The proclamation is primarily for the benefit of “the rest.” (Of course, it will also serve to pave the way for the official calling of a new conclave in order to fill the vacant See of Peter.)
Furthermore, one notes that the proclamation of which Ballerini speaks is intended, not to issue a sentence against the heretic, but rather to announce “the sentence which he [the pope] had pronounced against himself.” (NB: “pronounced” – past tense; i.e., he has already been sentenced.)
Question: What exactly does the sentence entail?
“In a certain way he had abdicated the Pontificate…” (NB: “had” – past tense; i.e., the abdication has already taken place.)
At the outset of his treatment, Ballerini made it clear that among those capable of “knowing” that this man must be avoided – even apart from any proclamation from the proper authorities – includes ordinary faithful:
“For any person, even a private person, the words of Saint Paul to Titus hold: ‘Avoid the heretic, after a first and second correction, knowing that such a man is perverted and sins, since he is condemned by his own judgment’ (Tit. 3, 10-11).”
In the present case, the cardinals and bishops have a sacred duty before God to make a public proclamation that all may be equally on guard against Francis.

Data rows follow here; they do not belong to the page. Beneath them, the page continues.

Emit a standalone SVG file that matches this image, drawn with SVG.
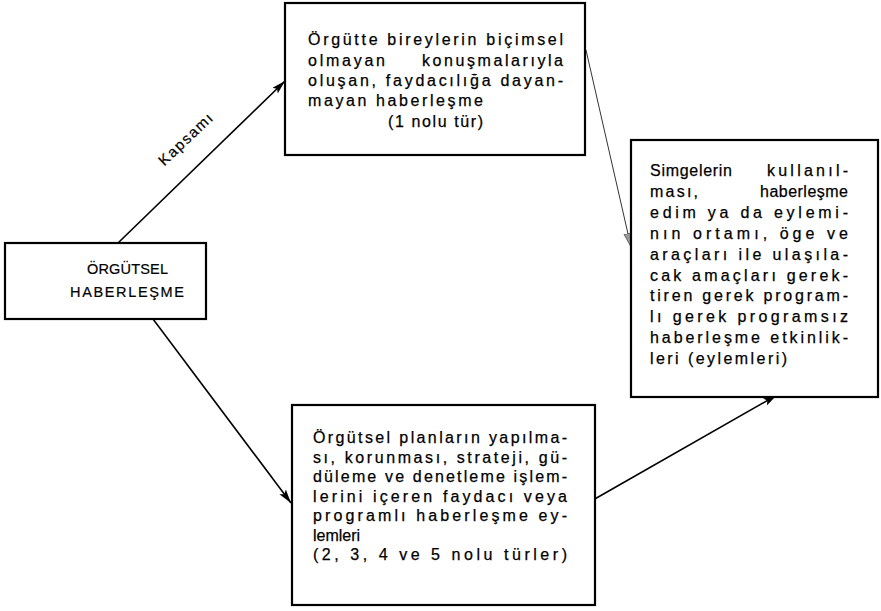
<svg xmlns="http://www.w3.org/2000/svg" width="881" height="611" viewBox="0 0 881 611">
<style>
.box{fill:#fff;stroke:#000;stroke-width:2.2}
.t{font-family:"Liberation Sans",Arial,sans-serif;font-size:16px;fill:#000;stroke:#000;stroke-width:0.25}
.lt{font-family:"Liberation Sans",Arial,sans-serif;font-size:14.5px;fill:#000;stroke:#000;stroke-width:0.2}
.c{fill:none;stroke:#000;stroke-width:1.6}
.thin{fill:none;stroke:#000;stroke-width:0.8}
</style>
<defs>
<marker id="ah" markerUnits="userSpaceOnUse" markerWidth="16" markerHeight="10" refX="14" refY="4" orient="auto">
<path d="M0,0 L14,4 L0,8 L3,4 z" fill="#000"/>
</marker>
<marker id="ahl" markerUnits="userSpaceOnUse" markerWidth="16" markerHeight="10" refX="14" refY="4" orient="auto">
<path d="M0,0 L14,4 L0,8 z" fill="#999" stroke="#333" stroke-width="0.6"/>
</marker>
</defs>

<g id="connectors">
<line class="c" x1="118" y1="243" x2="285" y2="81" marker-end="url(#ah)"/>
<text class="lt" style="font-size:15px" text-anchor="middle" transform="translate(189,143) rotate(-43.5)" textLength="68" lengthAdjust="spacing">Kapsamı</text>
<line class="c" x1="153" y1="319" x2="291" y2="503" marker-end="url(#ah)"/>
<line class="thin" x1="586" y1="50" x2="631" y2="247" marker-end="url(#ahl)"/>
<line class="c" x1="593" y1="500" x2="777" y2="395" marker-end="url(#ah)"/>
</g>

<g id="node-orgutsel">
<rect class="box" x="5" y="243" width="201" height="76"/>
<text class="lt" x="87" y="274" textLength="81" lengthAdjust="spacing">ÖRGÜTSEL</text>
<text class="lt" x="70" y="297" textLength="114" lengthAdjust="spacing">HABERLEŞME</text>
</g>

<g id="node-top">
<rect class="box" x="285" y="3" width="300" height="152"/>
<text class="t" x="308" y="45" textLength="255" lengthAdjust="spacing">Örgütte bireylerin biçimsel</text>
<text class="t" x="308" y="65.5" textLength="77" lengthAdjust="spacing">olmayan</text>
<text class="t" x="422" y="65.5" textLength="141" lengthAdjust="spacing">konuşmalarıyla</text>
<text class="t" x="308" y="86" textLength="255" lengthAdjust="spacing">oluşan, faydacılığa dayan-</text>
<text class="t" x="308" y="106" textLength="175" lengthAdjust="spacing">mayan haberleşme</text>
<text class="t" x="388" y="126.5" textLength="95" lengthAdjust="spacing">(1 nolu tür)</text>
</g>

<g id="node-right">
<rect class="box" x="631" y="140" width="247" height="257"/>
<text class="t" x="650" y="176" textLength="82" lengthAdjust="spacing">Simgelerin</text>
<text class="t" x="767" y="176" textLength="81" lengthAdjust="spacing">kullanıl-</text>
<text class="t" x="650" y="196.9" textLength="48" lengthAdjust="spacing">ması,</text>
<text class="t" x="760" y="196.9" textLength="88" lengthAdjust="spacing">haberleşme</text>
<text class="t" x="650" y="217.8" textLength="198" lengthAdjust="spacing">edim ya da eylemi-</text>
<text class="t" x="650" y="238.7" textLength="198" lengthAdjust="spacing">nın ortamı, öge ve</text>
<text class="t" x="650" y="259.6" textLength="198" lengthAdjust="spacing">araçları ile ulaşıla-</text>
<text class="t" x="650" y="280.5" textLength="198" lengthAdjust="spacing">cak amaçları gerek-</text>
<text class="t" x="650" y="301.4" textLength="198" lengthAdjust="spacing">tiren gerek program-</text>
<text class="t" x="650" y="322.3" textLength="198" lengthAdjust="spacing">lı gerek programsız</text>
<text class="t" x="650" y="343.2" textLength="198" lengthAdjust="spacing">haberleşme etkinlik-</text>
<text class="t" x="650" y="364.1" textLength="137" lengthAdjust="spacing">leri (eylemleri)</text>
</g>

<g id="node-bottom">
<rect class="box" x="292" y="405" width="303" height="200"/>
<text class="t" x="313" y="443" textLength="254" lengthAdjust="spacing">Örgütsel planların yapılma-</text>
<text class="t" x="313" y="462.5" textLength="254" lengthAdjust="spacing">sı, korunması, strateji, gü-</text>
<text class="t" x="313" y="482" textLength="254" lengthAdjust="spacing">düleme ve denetleme işlem-</text>
<text class="t" x="313" y="501.5" textLength="254" lengthAdjust="spacing">lerini içeren faydacı veya</text>
<text class="t" x="313" y="521" textLength="254" lengthAdjust="spacing">programlı haberleşme ey-</text>
<text class="t" x="313" y="540.5">lemleri</text>
<text class="t" x="313" y="560" textLength="254" lengthAdjust="spacing">(2, 3, 4 ve 5 nolu türler)</text>
</g>
</svg>
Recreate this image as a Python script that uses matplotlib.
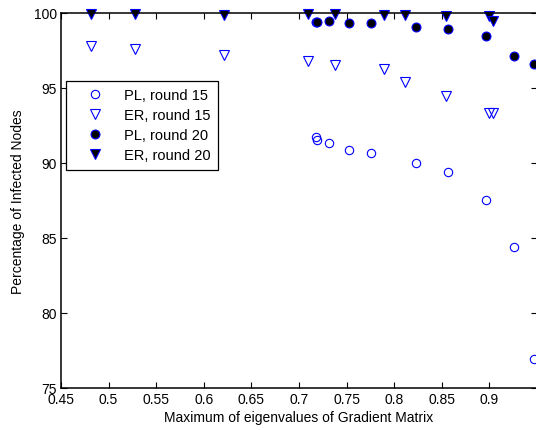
import numpy as np
import matplotlib
matplotlib.use("Agg")
import matplotlib.pyplot as plt

plt.rcParams["font.family"] = ["Liberation Sans", "DejaVu Sans"]

# ── Data ──────────────────────────────────────────────────────────────────────
pl_x = [0.7175, 0.7186, 0.731, 0.7525, 0.776, 0.8226, 0.8565, 0.896, 0.926, 0.947]
pl_r15 = [91.75, 91.53, 91.33, 90.85, 90.67, 89.98, 89.38, 87.53, 84.38, 76.93]
pl_r20 = [99.42, 99.40, 99.44, 99.35, 99.35, 99.04, 98.95, 98.49, 97.11, 96.60]

er_x = [0.482, 0.528, 0.621, 0.709, 0.738, 0.789, 0.811, 0.854, 0.900, 0.904]
er_r15 = [97.82, 97.60, 97.20, 96.82, 96.56, 96.24, 95.38, 94.49, 93.31, 93.31]
er_r20 = [99.90, 99.90, 99.88, 99.90, 99.90, 99.88, 99.88, 99.80, 99.78, 99.45]

x_ticks = [0.45, 0.5, 0.55, 0.6, 0.65, 0.7, 0.75, 0.8, 0.85, 0.9]
y_ticks = [75, 80, 85, 90, 95, 100]

# ── Figure ────────────────────────────────────────────────────────────────────
fig = plt.figure(figsize=(5.36, 4.31), dpi=100)
ax = fig.add_axes([61 / 536, 42 / 431, 476 / 536, 375 / 431])

blue = (0, 0, 1)
ax.plot(pl_x, pl_r15, "o", ms=6.0, mfc="none", mec=blue, mew=0.8,
        label="PL, round 15", clip_on=False)
ax.plot(er_x, er_r15, "v", ms=7.5, mfc="none", mec=blue, mew=0.8,
        label="ER, round 15", clip_on=False)
ax.plot(pl_x, pl_r20, "o", ms=6.4, mfc="black", mec=blue, mew=0.8,
        label="PL, round 20", clip_on=False)
ax.plot(er_x, er_r20, "v", ms=7.5, mfc="black", mec=blue, mew=0.8,
        label="ER, round 20", clip_on=False)

ax.set_xlim(0.45, 0.95)
ax.set_ylim(75, 100)
ax.set_xticks(x_ticks)
ax.set_xticklabels([f"{t:g}" for t in x_ticks])
ax.set_yticks(y_ticks)
ax.tick_params(direction="in", length=4, width=0.8, top=True, right=True,
               labelsize=10, pad=3, colors="black")
for sp in ax.spines.values():
    sp.set_linewidth(1.1)

ax.set_xlabel("Maximum of eigenvalues of Gradient Matrix", fontsize=10, labelpad=3)
ax.set_ylabel("Percentage of Infected Nodes", fontsize=10, labelpad=6)

leg = ax.legend(loc="upper left", bbox_to_anchor=(0.0105, 0.8195),
                borderaxespad=0, fontsize=10.5, fancybox=False, edgecolor="black",
                framealpha=1, handlelength=3.0, handletextpad=0.45,
                labelspacing=0.42, borderpad=0.5)
leg.get_frame().set_linewidth(0.9)

fig.savefig("out.png", dpi=100)
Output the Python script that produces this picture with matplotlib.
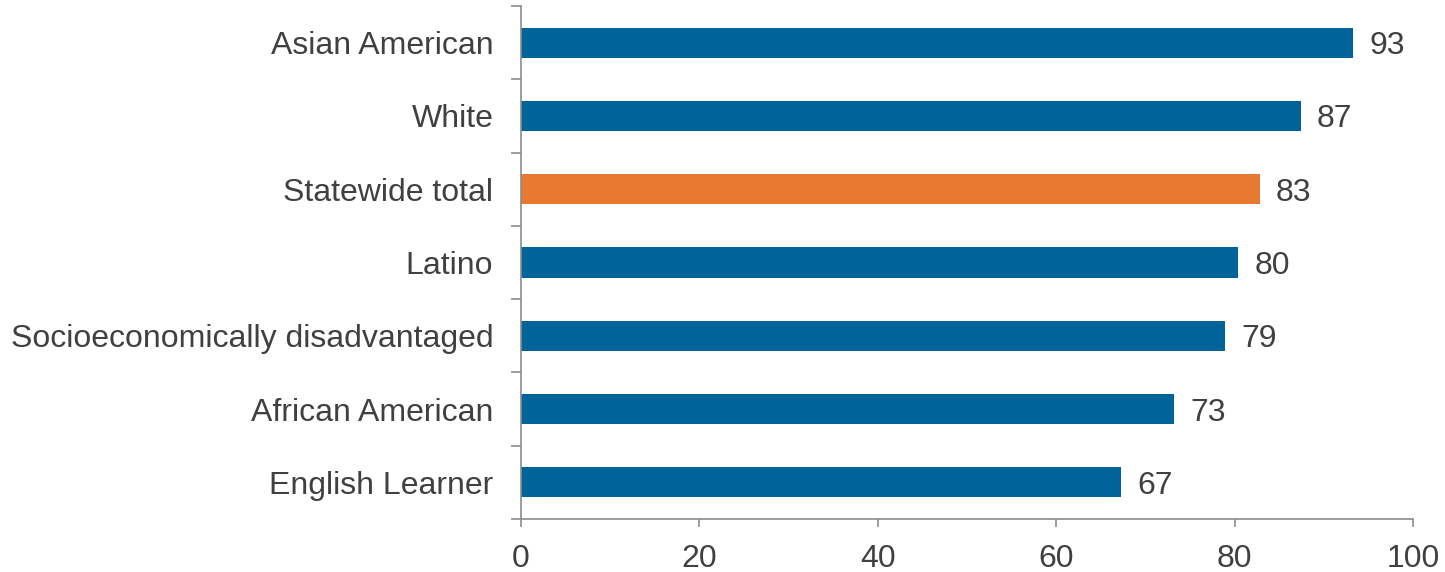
import numpy as np
import matplotlib.pyplot as plt

plt.rcParams['font.family'] = ['Liberation Sans', 'DejaVu Sans']

groups = ["English Learner", "African American", "Socioeconomically disadvantaged",
          "Latino", "Statewide total", "White", "Asian American"]
values = [67.3, 73.2, 78.9, 80.4, 82.8, 87.4, 93.3]
highlight = "Statewide total"

blue = "#00649a"
orange = "#e87931"
text_col = "#404040"
axis_col = "#8c8c8c"

fig = plt.figure(figsize=(14.45, 5.72), dpi=100)
ax = fig.add_axes([0.3606, 0.0927, 0.9779 - 0.3606, 0.9895 - 0.0927])

pos = np.arange(len(groups))
colors = [orange if g == highlight else blue for g in groups]
ax.barh(pos, values, height=0.41, color=colors)

for p, v in zip(pos, values):
    ax.text(v + 1.8, p, f"{v:.0f}", va='center_baseline', ha='left', fontsize=23, color=text_col)

ax.set_xlim(0, 100)
ax.set_ylim(-0.5, len(groups) - 0.5)
ax.set_xticks(np.arange(0, 101, 20))

# category labels centred on bars, ticks on the boundaries
ax.set_yticks(np.arange(-0.5, len(groups), 1.0))
ax.set_yticklabels([])
ax.set_yticks(pos, minor=True)
ax.set_yticklabels(groups, minor=True)
ax.tick_params(axis='y', which='minor', length=0, pad=20, labelsize=23, labelcolor=text_col)
ax.tick_params(axis='y', which='major', length=7, width=1.2, color=axis_col, direction='out')
ax.tick_params(axis='x', length=6, width=1.2, color=axis_col, pad=12, labelsize=23, labelcolor=text_col)

for s in ['top', 'right']:
    ax.spines[s].set_visible(False)
for s in ['left', 'bottom']:
    ax.spines[s].set_color(axis_col)
    ax.spines[s].set_linewidth(1.2)

fig.savefig("out.png", dpi=100)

If they do not, or if they delay in doing so, their failure will in no way undo the reality of what has already taken place, which, in my opinion, suffices to meet the requirements suggested by Fr. Pietro Ballerini for Francis to cut himself from the body of the Church, condemn himself by his own judgment, pronounce a sentence against himself, and in a certain way abdicate the Pontificate.
At this, I believe it has been sufficiently demonstrated that it cannot be said of my opinion, even though it stands open for criticism, finds no support among the Church’s venerable theologians.
So, where do we go from here?
The questions that we’ve yet to address in the case of a heretical pope are perhaps the most crucial of all:
When might we expect Christ to remove the papacy from such a man?
Does the Church have a role to play in facilitating this removal?
If so, what precisely is it?
To this end, Robert quotes Suarez:
“In no case, even of heresy, is the Pontiff deprived form his dignity and power immediately by God himself, without undergoing the judgment and sentence of men. This is the common opinion today. (… ) if a Pope were a heretic and incorrigible, he would cease to be pope after a declaratory sentence of the crime were advanced against him by the legitimate jurisdiction of the Church. This is the common teaching of Doctors.”
Moving forward, it is going to become necessary for us to clarify exactly what “the judgment and sentence of men” and “advancing a declaratory sentence against…” might look like with respect to a pope over whom no man has authority – the same that Ballerini describes as one who judges and sentences himself.
This, I believe, is where the rubber meets the road in this discussion. I look forward to whatever clarifications Robert may be able to provide, and we all owe him a debt of gratitude for his efforts thus far!